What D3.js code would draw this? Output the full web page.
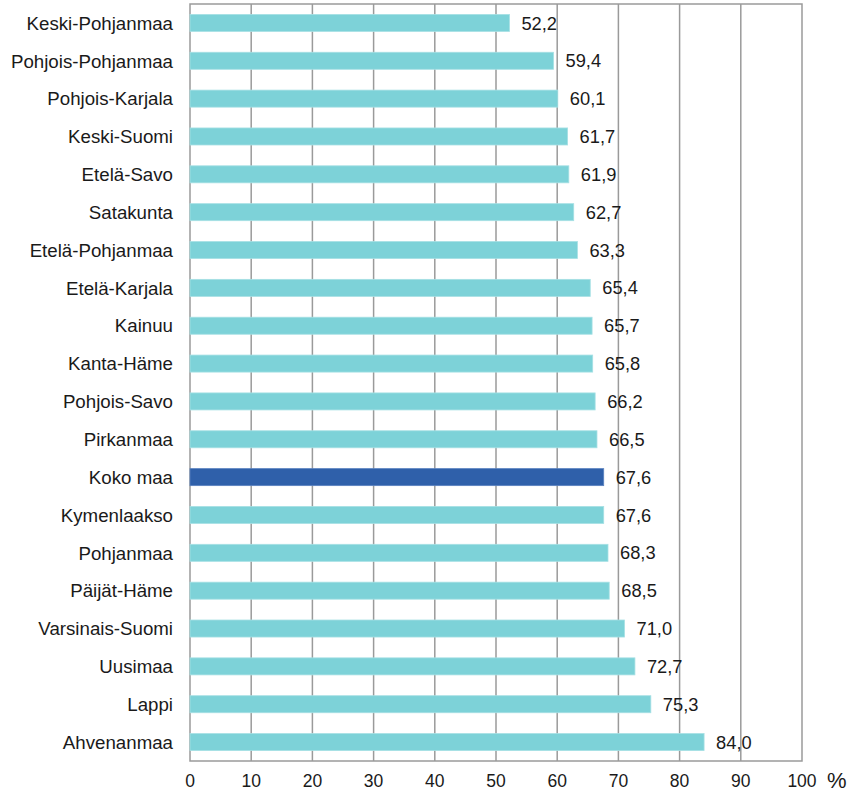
<!DOCTYPE html>
<html>
<head>
<meta charset="utf-8">
<script src="https://cdn.jsdelivr.net/npm/d3@7"></script>
<style>
  body { margin: 0; background: #fff; }
  text { font-family: "Liberation Sans", Arial, sans-serif; fill: #1a1a1a; }
</style>
</head>
<body>
<svg id="chart" width="848" height="793"></svg>
<script>
const regions = ["Keski-Pohjanmaa", "Pohjois-Pohjanmaa", "Pohjois-Karjala", "Keski-Suomi",
  "Etelä-Savo", "Satakunta", "Etelä-Pohjanmaa", "Etelä-Karjala", "Kainuu", "Kanta-Häme",
  "Pohjois-Savo", "Pirkanmaa", "Koko maa", "Kymenlaakso", "Pohjanmaa", "Päijät-Häme",
  "Varsinais-Suomi", "Uusimaa", "Lappi", "Ahvenanmaa"];
const values = [52.2, 59.4, 60.1, 61.7, 61.9, 62.7, 63.3, 65.4, 65.7, 65.8,
  66.2, 66.5, 67.6, 67.6, 68.3, 68.5, 71.0, 72.7, 75.3, 84.0];
const xTicks = [0, 10, 20, 30, 40, 50, 60, 70, 80, 90, 100];
const highlight = "Koko maa";

const data = regions.map((r, i) => ({ region: r, value: values[i] }));

const margin = { top: 4, right: 46, bottom: 32, left: 190 };
const width = 848 - margin.left - margin.right;
const height = 793 - margin.top - margin.bottom;

const svg = d3.select("#chart")
  .append("g")
  .attr("transform", `translate(${margin.left},${margin.top})`);

const x = d3.scaleLinear().domain([0, 100]).range([0, width]);
const y = d3.scaleBand().domain(regions).range([0, height]).paddingInner(0.55).paddingOuter(0.275);

// grid lines
svg.selectAll(".grid")
  .data(xTicks.slice(1, -1))
  .enter()
  .append("line")
  .attr("x1", d => x(d)).attr("x2", d => x(d))
  .attr("y1", 0).attr("y2", height)
  .attr("stroke", "#9a9a9a")
  .attr("stroke-width", 1.5);

svg.append("rect")
  .attr("width", width).attr("height", height)
  .attr("fill", "none")
  .attr("stroke", "#9a9a9a")
  .attr("stroke-width", 1.5);

svg.selectAll(".bar")
  .data(data)
  .enter()
  .append("rect")
  .attr("class", "bar")
  .attr("x", 0)
  .attr("y", d => y(d.region))
  .attr("width", d => x(d.value))
  .attr("height", y.bandwidth())
  .attr("fill", d => d.region === highlight ? "#2f60aa" : "#7dd2d8")
  .attr("stroke", d => d.region === highlight ? "#5b83c0" : "#a6e0e4")
  .attr("stroke-width", 0.8);

svg.selectAll(".val")
  .data(data)
  .enter()
  .append("text")
  .attr("x", d => x(d.value) + 12)
  .attr("y", d => y(d.region) + y.bandwidth() / 2)
  .attr("dy", "0.36em")
  .style("font-size", "18.3px")
  .text(d => d.value.toFixed(1).replace(".", ","));

svg.selectAll(".cat")
  .data(data)
  .enter()
  .append("text")
  .attr("x", -17)
  .attr("y", d => y(d.region) + y.bandwidth() / 2)
  .attr("dy", "0.36em")
  .attr("text-anchor", "end")
  .style("font-size", "18.7px")
  .text(d => d.region);

svg.selectAll(".tick-label")
  .data(xTicks)
  .enter()
  .append("text")
  .attr("x", d => x(d))
  .attr("y", height + 26)
  .attr("text-anchor", "middle")
  .style("font-size", "17.5px")
  .text(d => d);

svg.append("text")
  .attr("x", x(100) + 25)
  .attr("y", height + 27)
  .style("font-size", "22px")
  .text("%");
</script>
</body>
</html>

----

#### Given task
Repeat the listing above up to and including the line with "const height = 793", starting from its first line. Drop any pictures.

#### Task result
What D3.js code would draw this? Output the full web page.
<!DOCTYPE html>
<html>
<head>
<meta charset="utf-8">
<script src="https://cdn.jsdelivr.net/npm/d3@7"></script>
<style>
  body { margin: 0; background: #fff; }
  text { font-family: "Liberation Sans", Arial, sans-serif; fill: #1a1a1a; }
</style>
</head>
<body>
<svg id="chart" width="848" height="793"></svg>
<script>
const regions = ["Keski-Pohjanmaa", "Pohjois-Pohjanmaa", "Pohjois-Karjala", "Keski-Suomi",
  "Etelä-Savo", "Satakunta", "Etelä-Pohjanmaa", "Etelä-Karjala", "Kainuu", "Kanta-Häme",
  "Pohjois-Savo", "Pirkanmaa", "Koko maa", "Kymenlaakso", "Pohjanmaa", "Päijät-Häme",
  "Varsinais-Suomi", "Uusimaa", "Lappi", "Ahvenanmaa"];
const values = [52.2, 59.4, 60.1, 61.7, 61.9, 62.7, 63.3, 65.4, 65.7, 65.8,
  66.2, 66.5, 67.6, 67.6, 68.3, 68.5, 71.0, 72.7, 75.3, 84.0];
const xTicks = [0, 10, 20, 30, 40, 50, 60, 70, 80, 90, 100];
const highlight = "Koko maa";

const data = regions.map((r, i) => ({ region: r, value: values[i] }));

const margin = { top: 4, right: 46, bottom: 32, left: 190 };
const width = 848 - margin.left - margin.right;
const height = 793 - margin.top - margin.bottom;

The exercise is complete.